Pero contra todos los pronósticos, el 16 de julio de 1969 -apenas 30 meses después del fatal incendio- el primer cohete Saturno V que pretendía llevar personas de la superficie de un mundo a otro se levantaba en el cielo de Florida.
Quienes trabajaron en Apolo -que conocían íntimamente cada tuerca y tornillo- se quedaron sin respiración al ver lo que habían logrado.
Para el resto de nosotros -maravillados al ver al vehículo más pesado que jamás había despegado de la Tierra- era mágico.

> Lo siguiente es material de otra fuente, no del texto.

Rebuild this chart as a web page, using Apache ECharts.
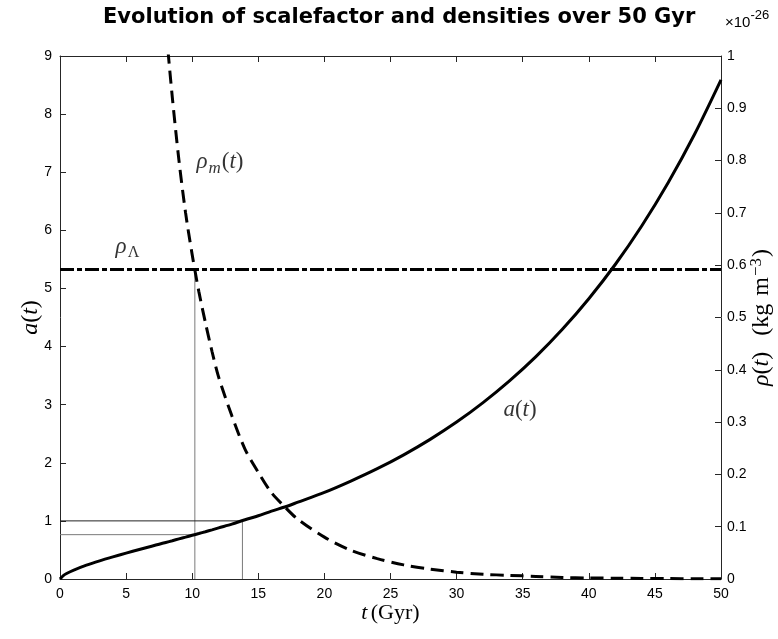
<!DOCTYPE html>
<html>
<head>
<meta charset="utf-8">
<script src="https://cdn.jsdelivr.net/npm/echarts@6/dist/echarts.min.js"></script>
<style>html,body{margin:0;padding:0;background:#fff}#c{width:778px;height:639px}</style>
</head>
<body>
<div id="c"></div>
<script>
// time samples (Gyr)
var tGyr = [0,0.25,0.5,1,2,3,4,5,6,7,7.5,8,8.5,9,9.5,10,10.5,11,11.5,12,13,14,15,16,17,18,20,22,24,26,28,30,32,34,36,38,40,42,44,46,48,50];
// scale factor a(t)
var scaleA = [0,0.059,0.094,0.149,0.238,0.313,0.381,0.446,0.508,0.569,0.599,0.629,0.659,0.690,0.721,0.752,0.782,0.813,0.846,0.880,0.945,1.020,1.088,1.169,1.239,1.322,1.490,1.685,1.898,2.137,2.403,2.700,3.035,3.409,3.826,4.296,4.823,5.412,6.075,6.820,7.654,8.590];
// matter density rho_m(t) in 1e-26 kg m^-3 (null where off the chart)
var rhoM = [null,null,null,null,null,null,null,null,null,
  1.43,1.23,1.06,0.92,0.80,0.70,0.62,0.55,0.49,0.435,0.386,0.312,0.248,0.204,0.165,0.138,0.114,0.080,0.055,0.039,0.027,0.019,0.013,0.009,0.007,0.005,0.003,0.002,0.0015,0.0011,0.0008,0.0006,0.0004];
// dark energy density (constant)
var rhoLambda = 0.592;
// guide marks
var tEqual = 10.2, aEqual = 0.763;
var tNow = 13.8, aNow = 1.0;
// tick labels
var xTicks = [0,5,10,15,20,25,30,35,40,45,50];
var leftTicks = [0,1,2,3,4,5,6,7,8,9];
var rightTicks = ['0','0.1','0.2','0.3','0.4','0.5','0.6','0.7','0.8','0.9','1'];
// in-plot labels (data coordinates on left axis)
var notes = [
  {name: 'rhoL', t: 5.1, y: 5.72},
  {name: 'rhoM', t: 12.1, y: 7.17},
  {name: 'a', t: 34.8, y: 2.91}
];

var aData = tGyr.map(function(t,i){return [t, scaleA[i]];});
var mData = tGyr.map(function(t,i){return [t, rhoM[i]];}).filter(function(p){return p[1]!==null;});
var lData = [[xTicks[0], rhoLambda],[xTicks[xTicks.length-1], rhoLambda]];

var serif = "'Liberation Serif', 'DejaVu Serif', serif";
var sans = "'Liberation Sans Narrow', 'Liberation Sans', Arial, sans-serif";
var axisCol = '#262626';

var noteRich = {
  it: {fontFamily: serif, fontStyle: 'italic', fontSize: 23, color: '#000'},
  rm: {fontFamily: serif, fontSize: 23, color: '#000'},
  sub: {fontFamily: serif, fontStyle: 'italic', fontSize: 17, color: '#000', padding: [12,1,0,1]},
  subr: {fontFamily: serif, fontSize: 16, color: '#000', padding: [12,0,0,1]}
};
var noteText = {
  rhoL: '{it|ρ}{subr|Λ}',
  rhoM: '{it|ρ}{sub|m}{rm|(}{it|t}{rm|)}',
  a: '{it|a}{rm|(}{it|t}{rm|)}'
};

var chart = echarts.init(document.getElementById('c'));
chart.setOption({
  animation: false,
  backgroundColor: '#fff',
  title: [{
    text: 'Evolution of scalefactor and densities over 50 Gyr',
    left: 98, top: 2,
    textStyle: {fontFamily: "'DejaVu Sans', sans-serif", fontWeight: 'bold', fontSize: 21, color: '#000'}
  },{
    text: '{a|×10}{s|-26}',
    left: 720, top: 2,
    textStyle: {fontWeight: 'normal', rich: {
      a: {fontFamily: sans, fontWeight: 'normal', fontSize: 15, color: '#000', padding: [8,0,0,0]},
      s: {fontFamily: sans, fontWeight: 'normal', fontSize: 13, color: '#000', padding: [0,0,6,0]}
    }}
  }],
  grid: {left: 60, right: 57, top: 56, bottom: 60, containLabel: false, outerBoundsMode: 'none'},
  xAxis: [{
    type: 'value', min: 0, max: 50, interval: 5, position: 'bottom',
    axisLine: {show: true, onZero: false, lineStyle: {color: axisCol, width: 1}},
    axisTick: {show: true, inside: true, length: 6, lineStyle: {color: axisCol}},
    axisLabel: {color: '#000', fontFamily: sans, fontSize: 14, margin: 8},
    splitLine: {show: false},
    name: '{i|t} {r|(Gyr)}', nameLocation: 'middle', nameGap: 23, nameMoveOverlap: false,
    nameTextStyle: {rich: {
      i: {fontFamily: serif, fontStyle: 'italic', fontSize: 22, color: '#000'},
      r: {fontFamily: serif, fontSize: 22, color: '#000'}
    }}
  },{
    type: 'value', min: 0, max: 50, interval: 5, position: 'top',
    axisLine: {show: true, onZero: false, lineStyle: {color: axisCol, width: 1}},
    axisTick: {show: true, inside: true, length: 6, lineStyle: {color: axisCol}},
    axisLabel: {show: false}, splitLine: {show: false}
  }],
  yAxis: [{
    type: 'value', min: 0, max: 9, interval: 1, position: 'left',
    axisLine: {show: true, onZero: false, lineStyle: {color: axisCol, width: 1}},
    axisTick: {show: true, inside: true, length: 6, lineStyle: {color: axisCol}},
    axisLabel: {color: '#000', fontFamily: sans, fontSize: 14, margin: 8,
      formatter: function(v){return String(leftTicks[Math.round(v)]);}},
    splitLine: {show: false},
    name: '{i|a}{r|(}{i|t}{r|)}', nameLocation: 'middle', nameGap: 17, nameRotate: 90, nameMoveOverlap: false,
    nameTextStyle: {rich: {
      i: {fontFamily: serif, fontStyle: 'italic', fontSize: 24, color: '#000'},
      r: {fontFamily: serif, fontSize: 24, color: '#000'}
    }}
  },{
    type: 'value', min: 0, max: 1, interval: 0.1, position: 'right',
    axisLine: {show: true, onZero: false, lineStyle: {color: axisCol, width: 1}},
    axisTick: {show: true, inside: true, length: 6, lineStyle: {color: axisCol}},
    axisLabel: {color: '#000', fontFamily: sans, fontSize: 14, margin: 6,
      formatter: function(v){return rightTicks[Math.round(v*10)];}},
    splitLine: {show: false},
    name: '{i|ρ}{r|(}{i|t}{r|)}{g|}{r|(kg}{h|}{r|m}{s|−3}{r|)}', nameLocation: 'middle', nameGap: 27, nameRotate: 90, nameMoveOverlap: false,
    nameTextStyle: {rich: {
      i: {fontFamily: serif, fontStyle: 'italic', fontSize: 24, color: '#000'},
      r: {fontFamily: serif, fontSize: 24, color: '#000'},
      g: {width: 16},
      h: {width: 8},
      s: {fontFamily: serif, fontSize: 17, color: '#000', padding: [0,1,10,1]}
    }}
  }],
  series: [
    {type: 'line', name: 'h1', xAxisIndex: 0, yAxisIndex: 0, data: [[0,aEqual],[tEqual,aEqual]],
      showSymbol: false, symbol: 'none', lineStyle: {color: '#7a7a7a', width: 1}, z: 1},
    {type: 'line', name: 'v1', xAxisIndex: 0, yAxisIndex: 1, data: [[tEqual,0],[tEqual,rhoLambda]],
      showSymbol: false, symbol: 'none', lineStyle: {color: '#7a7a7a', width: 1}, z: 1},
    {type: 'line', name: 'h2', xAxisIndex: 0, yAxisIndex: 0, data: [[0,aNow],[tNow,aNow]],
      showSymbol: false, symbol: 'none', lineStyle: {color: '#222', width: 1}, z: 1},
    {type: 'line', name: 'v2', xAxisIndex: 0, yAxisIndex: 0, data: [[tNow,aNow],[tNow,0]],
      showSymbol: false, symbol: 'none', lineStyle: {color: '#7a7a7a', width: 1}, z: 1},
    {type: 'line', name: 'a', xAxisIndex: 0, yAxisIndex: 0, data: aData, smooth: 0.3,
      showSymbol: false, symbol: 'none', lineStyle: {color: '#000', width: 3}, z: 3},
    {type: 'line', name: 'rhoM', xAxisIndex: 0, yAxisIndex: 1, data: mData, smooth: 0.3,
      showSymbol: false, symbol: 'none', clip: true, lineStyle: {color: '#000', width: 3, type: [13,7]}, z: 3},
    {type: 'line', name: 'rhoL', xAxisIndex: 0, yAxisIndex: 1, data: lData,
      showSymbol: false, symbol: 'none', lineStyle: {color: '#000', width: 3, type: [14,3,5,3]}, z: 3},
    {type: 'scatter', name: 'notes', xAxisIndex: 0, yAxisIndex: 0, symbolSize: 0, silent: true,
      data: notes.map(function(n){return {value: [n.t, n.y], name: n.name};}),
      label: {show: true, position: 'inside', rich: noteRich,
        formatter: function(p){return noteText[p.name];}}, z: 5}
  ]
});
</script>
</body>
</html>
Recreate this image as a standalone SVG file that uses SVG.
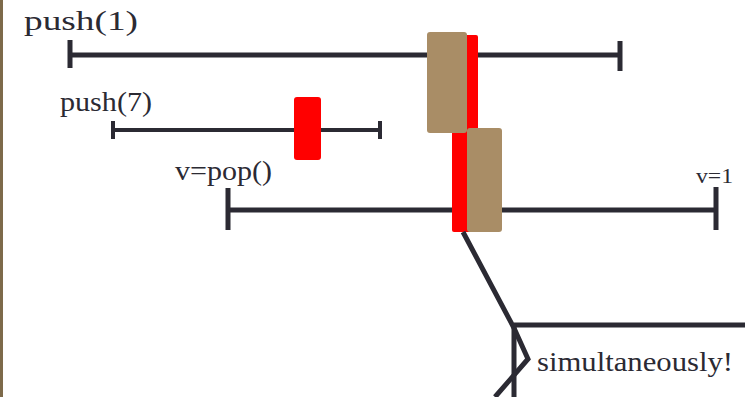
<svg xmlns="http://www.w3.org/2000/svg" width="745" height="397" viewBox="0 0 745 397">
  <style>
    .lbl { font-family: "Liberation Serif", "DejaVu Serif", serif; fill: #2b2a33; }
    .bar { stroke: #2b2a33; stroke-width: 5; fill: none; }
    .thin { stroke: #2b2a33; stroke-width: 4; fill: none; }
    .red { fill: #ff0000; }
    .tan { fill: #a98d66; }
  </style>
  <rect width="745" height="397" fill="#ffffff"/>
  <!-- left margin rule -->
  <rect x="0" y="0" width="3" height="397" fill="#7d6a4a"/>

  <g id="push1">
    <text class="lbl" x="24" y="30" font-size="27" textLength="114" lengthAdjust="spacingAndGlyphs">push(1)</text>
    <path class="bar" d="M70 55 H620 M70 40 V68 M620 41 V71"/>
  </g>

  <g id="push7">
    <text class="lbl" x="60" y="111" font-size="27" textLength="92" lengthAdjust="spacingAndGlyphs">push(7)</text>
    <path class="thin" d="M113 130 H380 M113 121 V139 M380 121 V139"/>
    <rect class="red" x="294" y="97" width="27" height="63" rx="3"/>
  </g>

  <g id="pop">
    <text class="lbl" x="175" y="180" font-size="27" textLength="97" lengthAdjust="spacingAndGlyphs">v=pop()</text>
    <text class="lbl" x="696" y="183" font-size="22" textLength="37" lengthAdjust="spacingAndGlyphs">v=1</text>
    <path class="bar" d="M228 210 H716 M228 188 V230 M716 187 V230"/>
  </g>

  <g id="linearization">
    <rect class="red" x="452" y="35" width="26" height="197" rx="2"/>
    <rect class="tan" x="427" y="32" width="40" height="101" rx="3"/>
    <rect class="tan" x="467" y="128" width="35" height="104" rx="3"/>
  </g>

  <g id="connectors">
    <path class="bar" d="M463 232 L514 328 L528 359 L495 397"/>
    <path class="bar" d="M514 325 H745 M514 325 V397"/>
  </g>

  <g id="note">
    <text class="lbl" x="537" y="371" font-size="27" textLength="196" lengthAdjust="spacingAndGlyphs">simultaneously!</text>
  </g>
</svg>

Tres días más tarde, cuando los primeros hombres llegaron a otro mundo, su acto inicial, pocos momentos después de pisar la superficie de la Luna, fue documentar y recoger una preciosa muestra de polvo lunar, para compartirla con los laboratorios en toda la Tierra.
Fue un gesto apropiado en el punto culminante de un viaje que había sido iniciado por una idea científica grandiosa sobre nuestros orígenes.
A pesar de que el programa Apolo surgió en momentos difíciles y de que su creación se aceleró debido al persistente terror de Armagedón, lo que quedó supera con creces la mera carrera de la Guerra Fría.
El que Estados Unidos hiciera ese inmenso esfuerzo nacional dedicado a algo más que la guerra, se ganó la admiración del mundo.
En estos momentos de gran incertidumbre, en la que se luchan tantas guerras sin solución y se ciernen nuevas amenazas, quizás necesitamos otro proyecto mágico inspirado en la curiosidad científica y logrado gracias al ingenio de la ingeniería para levantar los espíritus y ganar los corazones y las mentes.
El escritor J. Bainbridge resumió la aventura de Apolo como "una historia de ingenieros que intentaron llegar al cielo".
¿Ha llegado el momento de desafiar una vez más a nuestros científicos e ingenieros para que alcancen el cielo por el bien de toda la humanidad?